Your instructions:
Copy out each line of the material in which the word "that" appears.

-------- Extracted records --------

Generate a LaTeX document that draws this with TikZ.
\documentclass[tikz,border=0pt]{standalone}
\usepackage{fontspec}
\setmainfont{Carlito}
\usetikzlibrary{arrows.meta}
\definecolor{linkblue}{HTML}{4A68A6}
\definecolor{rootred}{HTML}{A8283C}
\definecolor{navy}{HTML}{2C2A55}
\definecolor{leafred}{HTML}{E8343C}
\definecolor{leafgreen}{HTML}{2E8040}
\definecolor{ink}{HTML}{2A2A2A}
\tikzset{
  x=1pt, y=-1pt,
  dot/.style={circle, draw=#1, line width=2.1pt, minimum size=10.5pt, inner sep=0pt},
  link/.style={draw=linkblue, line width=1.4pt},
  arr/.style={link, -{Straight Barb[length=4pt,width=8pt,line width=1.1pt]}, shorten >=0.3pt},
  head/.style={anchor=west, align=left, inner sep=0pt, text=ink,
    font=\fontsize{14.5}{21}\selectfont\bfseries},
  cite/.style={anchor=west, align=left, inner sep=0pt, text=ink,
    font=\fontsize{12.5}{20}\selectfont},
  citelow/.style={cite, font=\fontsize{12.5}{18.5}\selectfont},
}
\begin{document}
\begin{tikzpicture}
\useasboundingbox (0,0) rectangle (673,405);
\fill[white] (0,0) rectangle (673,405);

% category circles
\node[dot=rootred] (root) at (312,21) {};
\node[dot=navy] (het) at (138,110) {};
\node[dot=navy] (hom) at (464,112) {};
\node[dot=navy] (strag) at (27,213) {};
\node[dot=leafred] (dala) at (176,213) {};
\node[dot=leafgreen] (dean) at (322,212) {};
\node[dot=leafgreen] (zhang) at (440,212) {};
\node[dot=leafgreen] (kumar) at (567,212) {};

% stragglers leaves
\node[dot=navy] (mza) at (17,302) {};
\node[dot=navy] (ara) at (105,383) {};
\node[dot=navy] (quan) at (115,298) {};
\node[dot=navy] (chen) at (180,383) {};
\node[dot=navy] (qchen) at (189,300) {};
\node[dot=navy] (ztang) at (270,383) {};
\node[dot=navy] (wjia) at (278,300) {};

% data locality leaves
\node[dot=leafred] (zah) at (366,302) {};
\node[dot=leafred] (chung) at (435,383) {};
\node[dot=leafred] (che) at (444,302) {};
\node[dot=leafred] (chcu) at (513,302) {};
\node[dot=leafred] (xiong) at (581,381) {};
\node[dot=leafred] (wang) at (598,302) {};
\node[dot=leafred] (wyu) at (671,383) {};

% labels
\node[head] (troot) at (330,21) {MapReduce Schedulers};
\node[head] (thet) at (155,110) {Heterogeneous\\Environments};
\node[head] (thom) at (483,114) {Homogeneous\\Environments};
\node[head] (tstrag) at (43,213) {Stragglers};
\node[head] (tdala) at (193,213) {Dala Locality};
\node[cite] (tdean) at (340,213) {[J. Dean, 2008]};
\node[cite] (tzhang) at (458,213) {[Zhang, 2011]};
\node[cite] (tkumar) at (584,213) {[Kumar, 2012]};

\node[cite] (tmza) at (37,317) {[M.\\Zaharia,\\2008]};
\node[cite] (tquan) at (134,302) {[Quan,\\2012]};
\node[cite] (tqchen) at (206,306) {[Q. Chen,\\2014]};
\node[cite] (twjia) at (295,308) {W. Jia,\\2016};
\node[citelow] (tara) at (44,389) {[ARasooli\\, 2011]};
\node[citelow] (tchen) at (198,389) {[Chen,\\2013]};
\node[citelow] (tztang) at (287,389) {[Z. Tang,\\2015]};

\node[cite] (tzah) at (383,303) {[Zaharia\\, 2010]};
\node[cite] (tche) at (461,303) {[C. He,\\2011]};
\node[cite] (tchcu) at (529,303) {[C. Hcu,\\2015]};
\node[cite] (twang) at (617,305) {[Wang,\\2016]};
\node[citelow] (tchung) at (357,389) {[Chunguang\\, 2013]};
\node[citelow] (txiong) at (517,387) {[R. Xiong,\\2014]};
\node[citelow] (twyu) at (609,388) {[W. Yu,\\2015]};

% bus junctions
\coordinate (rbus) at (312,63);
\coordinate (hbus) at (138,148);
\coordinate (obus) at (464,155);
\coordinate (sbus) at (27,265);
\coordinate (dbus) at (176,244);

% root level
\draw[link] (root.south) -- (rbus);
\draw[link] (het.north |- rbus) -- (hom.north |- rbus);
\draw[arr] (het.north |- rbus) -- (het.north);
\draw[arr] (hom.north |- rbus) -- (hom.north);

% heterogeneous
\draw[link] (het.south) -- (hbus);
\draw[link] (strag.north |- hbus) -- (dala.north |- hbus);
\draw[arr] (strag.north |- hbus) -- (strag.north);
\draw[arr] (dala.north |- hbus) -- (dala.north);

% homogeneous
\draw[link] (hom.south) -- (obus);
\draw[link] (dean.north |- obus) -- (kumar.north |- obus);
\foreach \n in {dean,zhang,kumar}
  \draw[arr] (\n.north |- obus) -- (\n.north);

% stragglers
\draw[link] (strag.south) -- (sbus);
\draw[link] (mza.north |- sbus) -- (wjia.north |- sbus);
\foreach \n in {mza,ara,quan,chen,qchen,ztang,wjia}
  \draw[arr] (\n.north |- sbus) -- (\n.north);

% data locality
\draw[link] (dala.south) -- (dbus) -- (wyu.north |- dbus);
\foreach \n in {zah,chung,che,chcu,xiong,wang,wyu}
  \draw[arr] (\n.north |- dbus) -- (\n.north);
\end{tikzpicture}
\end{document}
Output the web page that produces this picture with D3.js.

--------

Complete answer:
Generate a LaTeX document that draws this with TikZ.
Output the web page that produces this picture with D3.js.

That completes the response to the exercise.